Head of School Kristen Martello, center, at the charter school trustees’ meeting Tuesday. (Photo by John T. Ward. Click to enlarge.)
By JOHN T. WARD
Parents of Red Bank Charter School students pressed for what they contend is an overdue return to a pre-pandemic “culture” Tuesday night.
At the school’s monthly board of trustees meeting, they complained of diminished engagement with parents, canceled events and other changes.
Teachers and staffers, however, defended the leadership of head of school Kristen Martello in the face of unprecedented challenges prompted by the COVID-19 pandemic.
Parent Corinda Bravo speaking at the meeting. (Photo by John T. Ward. Click to enlarge.)
About a dozen staffers and nearly as many parents attended the board’s meeting, with teachers braced for a possible push for a change in leadership just three years into Martello’s arrival at the 200-student school in mid-2019.
“Culture is more than events and customs of a group of people,” said teacher Siobhan Stratton, speaking on behalf of herself and 12 colleagues returning in September. “It is about the day-to-day practices, relationships and connections shared,” she said.
“A sudden change will directly and negatively affect the children,” Stratton said.
Business manager Theresa Shirley, who has worked at the school in various capacities for 21 years, said the pandemic triggered “an entirely new era of schooling” with an “unimaginably steep learning curve” just months after Martello’s arrival.
But Martello oversaw a switch to virtual learning, while ensuring all families had access to wifi at home and developing new instructional programs, Shirley said. When the school reopened for in-person classes, “students had ample opportunity to be involved in activities to the extent that Covid would allow,” she said.
In February of this year, over strong opposition by the borough school board of education, Superintendent Jared Rumage and the borough council, the charter school obtained a five-year renewal of its charter to operate from the New Jersey Department of Education.
A change in leadership now would provide “ammunition to those against us who want to close our school,” Shirley said.
Parents in the audience, however, did not call for Martello’s ouster, and instead demanded improved communication by both Martello and the board with parents.
Lisa Keele, mother of a rising eighth-grader and a 2021 graduate, praised Martello’s response to the pandemic as “amazing,” but said the school is “still hiding behind Zooms” for meetings and award presentations, and “not fulfilled all the community activities” previously offered.
“Dr. Martello has done a great job, and I would like to see it go forward,” said Keele, of Branch Avenue, “but I would like to see some changes.” She called for enhanced board involvement, efforts to restore “community connections” with the YMCA and the Red Bank Armory, field trips, internships and more.
Nicole Taetsch, of Hudson Avenue, also cited communication with parents, telling the board that if not for an alert from another school parent, “I never would have known this discussion was even taking place.”
Corinda Bravo, of Spring Street, said parents felt left in the dark during the recent charter renewal process. She pressed the board, as well as administrators and parents themselves, to “up our game with community engagement.”

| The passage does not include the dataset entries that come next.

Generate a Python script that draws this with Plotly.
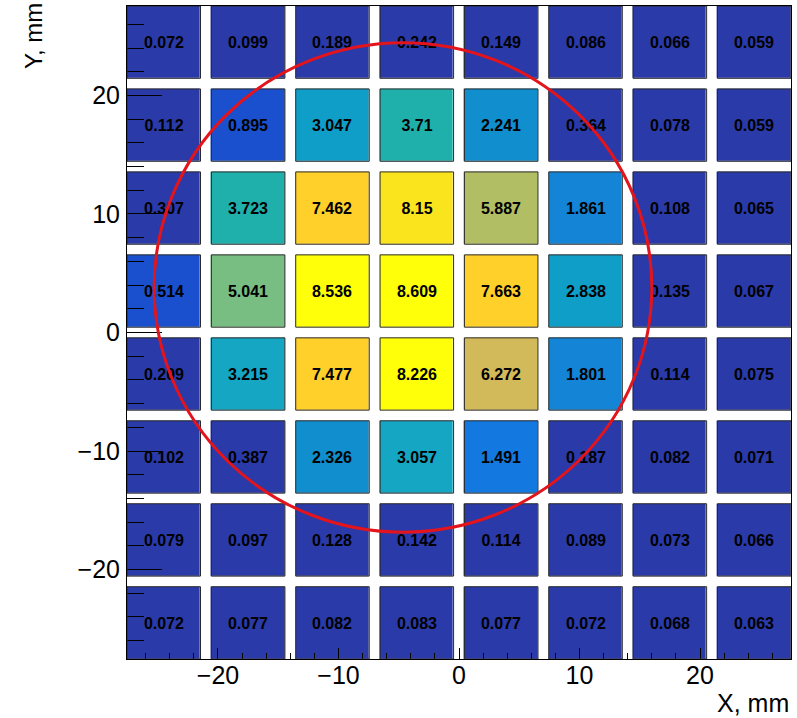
import numpy as np
import plotly.graph_objects as go

# Pad centres (mm) and signal per pad, one list per pad row (top to bottom)
x_centers = [-24.5, -17.5, -10.5, -3.5, 3.5, 10.5, 17.5, 24.5]
y_centers = [24.5, 17.5, 10.5, 3.5, -3.5, -10.5, -17.5, -24.5]

row_y_p245 = [0.072, 0.099, 0.189, 0.242, 0.149, 0.086, 0.066, 0.059]
row_y_p175 = [0.112, 0.895, 3.047, 3.71, 2.241, 0.364, 0.078, 0.059]
row_y_p105 = [0.307, 3.723, 7.462, 8.15, 5.887, 1.861, 0.108, 0.065]
row_y_p035 = [0.514, 5.041, 8.536, 8.609, 7.663, 2.838, 0.135, 0.067]
row_y_m035 = [0.209, 3.215, 7.477, 8.226, 6.272, 1.801, 0.114, 0.075]
row_y_m105 = [0.102, 0.387, 2.326, 3.057, 1.491, 0.187, 0.082, 0.071]
row_y_m175 = [0.079, 0.097, 0.128, 0.142, 0.114, 0.089, 0.073, 0.066]
row_y_m245 = [0.072, 0.077, 0.082, 0.083, 0.077, 0.072, 0.068, 0.063]

# Fitted beam spot circle (mm)
circle_cx = -4.65
circle_cy = 3.8
circle_r = 20.65

# Geometry / styling
pitch = 7.0
pad_size = 6.1
axis_half = 3.5 * pitch + pad_size / 2.0
n_levels = 20

W, H = 797, 718
ML, MR, MT, MB = 127, 6, 6, 59
PW, PH = W - ML - MR, H - MT - MB

values = np.array([row_y_p245, row_y_p175, row_y_p105, row_y_p035,
                   row_y_m035, row_y_m105, row_y_m175, row_y_m245])

# Colour contour levels, as in a COL plot with 20 contours
vmin, vmax = values.min(), values.max()
levels = np.minimum(np.floor((values - vmin) / (vmax - vmin) * n_levels), n_levels - 1)

palette = [
    (0, (42, 58, 168)),
    (1, (26, 80, 205)),
    (3, (20, 120, 225)),
    (4, (20, 132, 215)),
    (5, (16, 142, 205)),
    (6, (15, 158, 200)),
    (7, (20, 166, 195)),
    (8, (32, 176, 172)),
    (11, (120, 190, 130)),
    (13, (178, 190, 100)),
    (14, (210, 185, 90)),
    (17, (255, 207, 42)),
    (18, (250, 228, 30)),
    (19, (255, 255, 10)),
]
colorscale = [[lv / (n_levels - 1), "rgb(%d,%d,%d)" % c] for lv, c in palette]

labels = [[f"{v:g}" for v in row] for row in values]

px_x = PW / (2 * axis_half)
px_y = PH / (2 * axis_half)
gap_mm = pitch - pad_size

FONT = "Liberation Sans, Arial, sans-serif"

fig = go.Figure()
fig.add_trace(go.Heatmap(
    x=x_centers, y=y_centers, z=levels,
    zmin=0, zmax=n_levels - 1,
    colorscale=colorscale, showscale=False,
    xgap=gap_mm * px_x, ygap=gap_mm * px_y,
    text=labels, texttemplate="%{text}",
    textfont=dict(family=FONT, size=16, color="black", weight="bold"),
    hoverinfo="skip",
))

shapes = []
# pad outlines
for yc in y_centers:
    for xc in x_centers:
        shapes.append(dict(type="rect", xref="x", yref="y",
                           x0=xc - pad_size / 2, x1=xc + pad_size / 2,
                           y0=yc - pad_size / 2, y1=yc + pad_size / 2,
                           line=dict(color="#2a2a2a", width=1),
                           fillcolor="rgba(0,0,0,0)", layer="above"))
# beam spot circle
shapes.append(dict(type="circle", xref="x", yref="y",
                   x0=circle_cx - circle_r, x1=circle_cx + circle_r,
                   y0=circle_cy - circle_r, y1=circle_cy + circle_r,
                   line=dict(color="#e3141c", width=3), layer="above"))

tick_font = dict(family=FONT, size=25, color="black")

fig.update_layout(
    width=W, height=H,
    margin=dict(l=ML, r=MR, t=MT, b=MB, pad=0),
    paper_bgcolor="white", plot_bgcolor="white",
    shapes=shapes,
    showlegend=False,
    xaxis=dict(range=[-axis_half, axis_half], dtick=10, tick0=0,
               ticks="inside", ticklen=11, tickcolor="black", tickwidth=1,
               minor=dict(dtick=2, ticks="inside", ticklen=6, tickcolor="black"),
               showgrid=False, zeroline=False,
               showline=True, linecolor="black", linewidth=1, mirror=True,
               tickfont=tick_font, ticklabelstandoff=-6),
    yaxis=dict(range=[-axis_half, axis_half], dtick=10, tick0=0,
               ticks="inside", ticklen=35, tickcolor="black", tickwidth=1,
               minor=dict(dtick=2, ticks="inside", ticklen=17, tickcolor="black"),
               showgrid=False, zeroline=False,
               showline=True, linecolor="black", linewidth=1, mirror=True,
               tickfont=tick_font, ticklabelstandoff=1),
    annotations=[
        dict(text="X, mm", xref="paper", yref="paper",
             x=1.0, y=-(703 - (H - MB)) / PH,
             xanchor="right", yanchor="middle", showarrow=False,
             font=dict(family=FONT, size=25, color="black")),
        dict(text="Y, mm", xref="paper", yref="paper",
             x=(33 - ML) / PW, y=(H - MB - 36) / PH,
             xanchor="center", yanchor="middle", textangle=-90, showarrow=False,
             font=dict(family=FONT, size=24, color="black")),
    ],
)

fig.write_html("out.html")
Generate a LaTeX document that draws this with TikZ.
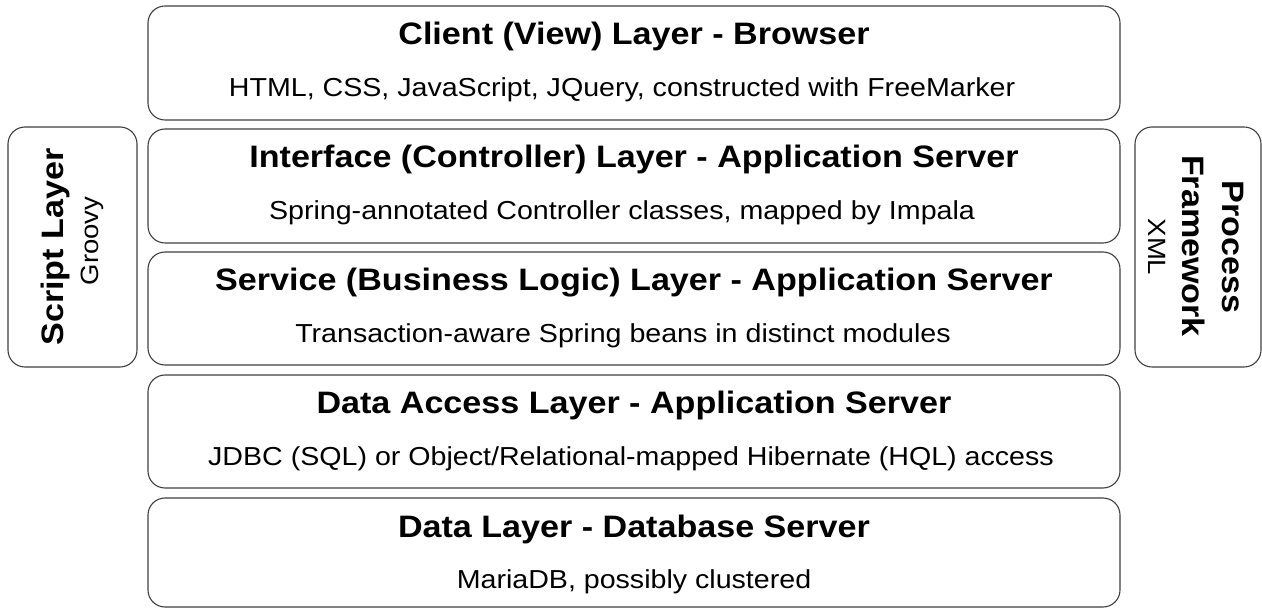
\documentclass[tikz,border=0pt]{standalone}
\usepackage{fontspec}
\setmainfont{Liberation Sans}[FakeStretch=1.1]
\begin{document}
\begin{tikzpicture}[x=1pt,y=-1pt,
  layerbox/.style={draw=black!75,line width=1.1pt,rounded corners=17pt,fill=white},
  ttl/.style={font=\fontsize{31}{36}\selectfont\bfseries,inner sep=0pt,anchor=base},
  sub/.style={font=\fontsize{26}{30}\selectfont,inner sep=0pt,anchor=base},
  sidesub/.style={font=\fontsize{25}{30}\selectfont,inner sep=0pt,anchor=base}]
\useasboundingbox (0,0) rectangle (1262,609);
% layer boxes
\draw[layerbox] (148,6) rectangle (1120,120);
\draw[layerbox] (148,129) rectangle (1120,243);
\draw[layerbox] (148,252) rectangle (1120,365);
\draw[layerbox] (148,375) rectangle (1120,488);
\draw[layerbox] (148,498) rectangle (1120,607);
\draw[layerbox] (8,127) rectangle (137,367);
\draw[layerbox] (1135,127) rectangle (1261,367);
% texts
\node[ttl] (t1) at (634,45) {Client (View) Layer - Browser};
\node[sub] (s1) at (622,97) {HTML, CSS, JavaScript, JQuery, constructed with FreeMarker};
\node[ttl] (t2) at (634,168) {Interface (Controller) Layer - Application Server};
\node[sub] (s2) at (622,220) {Spring-annotated Controller classes, mapped by Impala};
\node[ttl] (t3) at (634,291) {Service (Business Logic) Layer - Application Server};
\node[sub] (s3) at (623,343) {Transaction-aware Spring beans in distinct modules};
\node[ttl] (t4) at (634,414) {Data Access Layer - Application Server};
\node[sub] (s4) at (631,466) {JDBC (SQL) or Object/Relational-mapped Hibernate (HQL) access};
\node[ttl] (t5) at (634,537) {Data Layer - Database Server};
\node[sub] (s5) at (634,588) {MariaDB, possibly clustered};
% side boxes
\node[ttl,rotate=90] (t6) at (63,247) {Script Layer};
\node[sidesub,rotate=90] (s6) at (98,241) {Groovy};
\node[ttl,rotate=-90] (t7a) at (1222,247) {Process};
\node[ttl,rotate=-90] (t7b) at (1182,246) {Framework};
\node[sidesub,rotate=-90] (s7) at (1148,247) {XML};
\end{tikzpicture}
\end{document}
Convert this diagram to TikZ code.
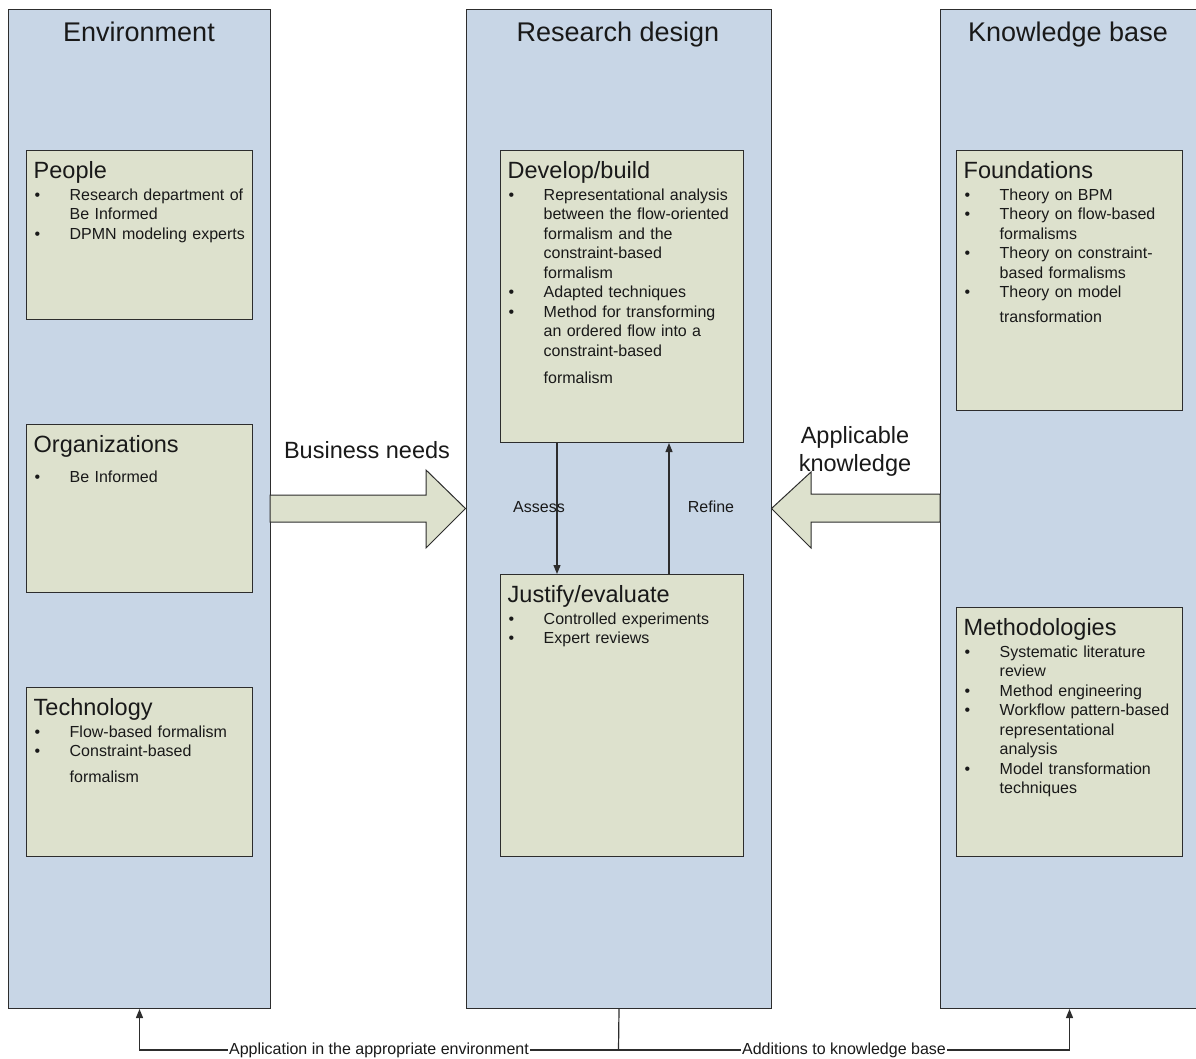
\documentclass[tikz,border=0pt]{standalone}
\usepackage{fontspec}
\setmainfont{Liberation Sans}
\usetikzlibrary{arrows.meta,calc}

\definecolor{colfill}{RGB}{200,214,230}
\definecolor{boxfill}{RGB}{221,225,205}
\definecolor{edge}{RGB}{45,45,45}
\definecolor{ink}{RGB}{25,25,25}

% panel heading, bullet entries and forced line breaks inside an entry
\newcommand\boxhead[1]{\noindent\rule{0pt}{20pt}{\fontsize{23.5}{24}\selectfont #1}\par\vskip2.1pt}
\newcommand\bitem[1]{\par\noindent\hangindent=36pt\hangafter=1\makebox[36pt][l]{\hspace{1pt}\textbullet}#1}
\newcommand\lbr[1][0pt]{\unskip\nobreak\hfil\vadjust{\vskip#1}\break}

\tikzset{
  column/.style={draw=edge, line width=1pt, fill=colfill, inner sep=0pt, anchor=north west},
  panel/.style={draw=edge, line width=1pt, fill=boxfill, inner sep=0pt, anchor=north west},
  coltitle/.style={font=\fontsize{27}{27}\selectfont, text=ink, anchor=base, inner sep=0pt},
  paneltext/.style={anchor=north west, inner sep=0pt, text width=230pt,
    font=\fontsize{16}{19.5}\selectfont, text=ink},
  blockarrow/.style={draw=edge, line width=1pt, fill=boxfill, line join=miter},
  flow/.style={draw=edge, line width=1.2pt, -{Triangle[length=9pt,width=7pt]}},
  biglbl/.style={font=\fontsize{23.5}{24}\selectfont, text=ink, anchor=base, inner sep=0pt},
  lbl/.style={font=\fontsize{16}{16}\selectfont, text=ink, inner sep=0pt},
  midlabel/.style={font=\fontsize{16}{16}\selectfont, text=ink, fill=white, inner sep=1pt}
}

\begin{document}
\begin{tikzpicture}[x=1pt, y=-1pt]
\useasboundingbox (0,0) rectangle (1196,1059);

% three columns
\node[column, minimum width=262pt, minimum height=999pt] (env) at (8,9) {};
\node[column, minimum width=305pt, minimum height=999pt] (rd) at (466,9) {};
\node[column, minimum width=258pt, minimum height=999pt] (kb) at (940,9) {};

\node[coltitle] (envtitle) at (139,41.7) {Environment};
\node[coltitle] (rdtitle) at (618,42) {Research design};
\node[coltitle] (kbtitle) at (1068,42) {Knowledge base};

% panels
\node[panel, minimum width=226pt, minimum height=169pt] (people) at (26,150) {};
\node[panel, minimum width=226pt, minimum height=168pt] (org) at (26,424) {};
\node[panel, minimum width=226pt, minimum height=169pt] (tech) at (26,687) {};
\node[panel, minimum width=243pt, minimum height=292pt] (dev) at (500,150) {};
\node[panel, minimum width=243pt, minimum height=282pt] (just) at (500,574) {};
\node[panel, minimum width=226pt, minimum height=260pt] (found) at (956,150) {};
\node[panel, minimum width=226pt, minimum height=249pt] (meth) at (956,607) {};

\node[paneltext] (peopletxt) at (33.5,158.6) {\boxhead{People}
\bitem{Research department of\lbr Be Informed}
\bitem{DPMN modeling experts}\par};

\node[paneltext] (orgtxt) at (33.5,432.6) {\boxhead{Organizations}\vskip8.5pt
\bitem{Be Informed}\par};

\node[paneltext] (techtxt) at (33.5,695.6) {\boxhead{Technology}
\bitem{Flow-based formalism}
\bitem{Constraint-based\lbr[6.5pt]formalism}\par};

\node[paneltext] (devtxt) at (507.5,158.6) {\boxhead{Develop/build}
\bitem{Representational analysis\lbr between the flow-oriented\lbr formalism and the\lbr constraint-based\lbr formalism}
\bitem{Adapted techniques}
\bitem{Method for transforming\lbr an ordered flow into a\lbr constraint-based\lbr[7.5pt]formalism}\par};

\node[paneltext] (justtxt) at (507.5,582.6) {\boxhead{Justify/evaluate}
\bitem{Controlled experiments}
\bitem{Expert reviews}\par};

\node[paneltext] (foundtxt) at (963.5,158.6) {\boxhead{Foundations}
\bitem{Theory on BPM}
\bitem{Theory on flow-based\lbr formalisms}
\bitem{Theory on constraint-\lbr based formalisms}
\bitem{Theory on model\lbr[5.5pt]transformation}\par};

\node[paneltext] (methtxt) at (963.5,615.6) {\boxhead{Methodologies}
\bitem{Systematic literature\lbr review}
\bitem{Method engineering}
\bitem{Workflow pattern-based\lbr representational\lbr analysis}
\bitem{Model transformation\lbr techniques}\par};

% block arrows between the columns
\draw[blockarrow] (270,495) -- (426,495) -- (426,470) -- (465.5,508.5)
  -- (426,548) -- (426,522) -- (270,522) -- cycle;
\node[biglbl] (needs) at (367,458.6) {Business needs};

\draw[blockarrow] (940,494) -- (811,494) -- (811,472) -- (771.5,508.5)
  -- (811,548) -- (811,522) -- (940,522) -- cycle;
\node[biglbl] (appl1) at (855,443.6) {Applicable};
\node[biglbl] (appl2) at (855,471.6) {knowledge};

% build / evaluate cycle
\draw[flow] ($(dev.south west)+(57,0)$) -- ($(just.north west)+(57,0)$);
\draw[flow] ($(just.north west)+(169,0)$) -- ($(dev.south west)+(169,0)$);
\node[lbl] (assess) at (539,507) {Assess};
\node[lbl] (refine) at (711,507) {Refine};

% feedback to environment and knowledge base
\coordinate (split) at (618.5,1050);
\draw[draw=edge, line width=1.2pt] (rd.south) -- (split);
\draw[flow] (split) -- node[midlabel] {Application in the appropriate environment}
  (env.south |- split) -- (env.south);
\draw[flow] (split) -- node[midlabel] {Additions to knowledge base}
  (kb.south |- split) -- (kb.south);
\end{tikzpicture}
\end{document}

“It has fallen by the wayside, for very obvious reasons,” she said. “But we need those relationships” with outside organizations, and the town, restored, she added.
“We cannot let what happened with the council happen again,” Bravo said. “We to be present, we need to be engaged.”
Christina Dostie, a mother of two RBCS graduates, said that in recent years, the institution had “drastically changed from what was a very vibrant, interactive, parent-involved environment to what is currently being run as a very traditional school.
“I have a real problem with that,” having been drawn to the school because it was different, said Dostie, of Mori Place.
“This school has been run like an office building,” with “highly disappointing” internship program for eighth-graders in the most recent school year. “I think the culture has been lost – not forever,” she said.
“Moving forward, there’s no more talking about the last two years,” said Dostie, who leads the Red Bank Charter School Foundation, which recently raised $135,000 to the school toward the cost of a new gym. “We need to get back to some of the charter ways – a lot of the charter ways.”
In response to a redbankgreen request for comment, Martello sent the following via email Wednesday morning:
The Red Bank Charter school is founded on parent engagement. The pandemic eliminated this essential component to our beloved school. I was thankful and appreciative of the staff and parents who complimented my leadership throughout these difficult times and to the Board of Trustees who stated, “We stand behind our School Leader.”
Ultimately, all stakeholders have a desire for the school to return to the great things that make RBCS unique and innovative. We are hopeful for an uninterrupted school year ahead full of many innovative experiences for our students and a return to welcoming our families back to our robust events.
Martello took over from Meredith Pennotti, who retired after a 47-year career in education that included guiding the Oakland Street institution through its first two decades.
Pennotti, who was present, told redbankgreen that talk of her coming back to lead the school was “disturbing and unreliable.”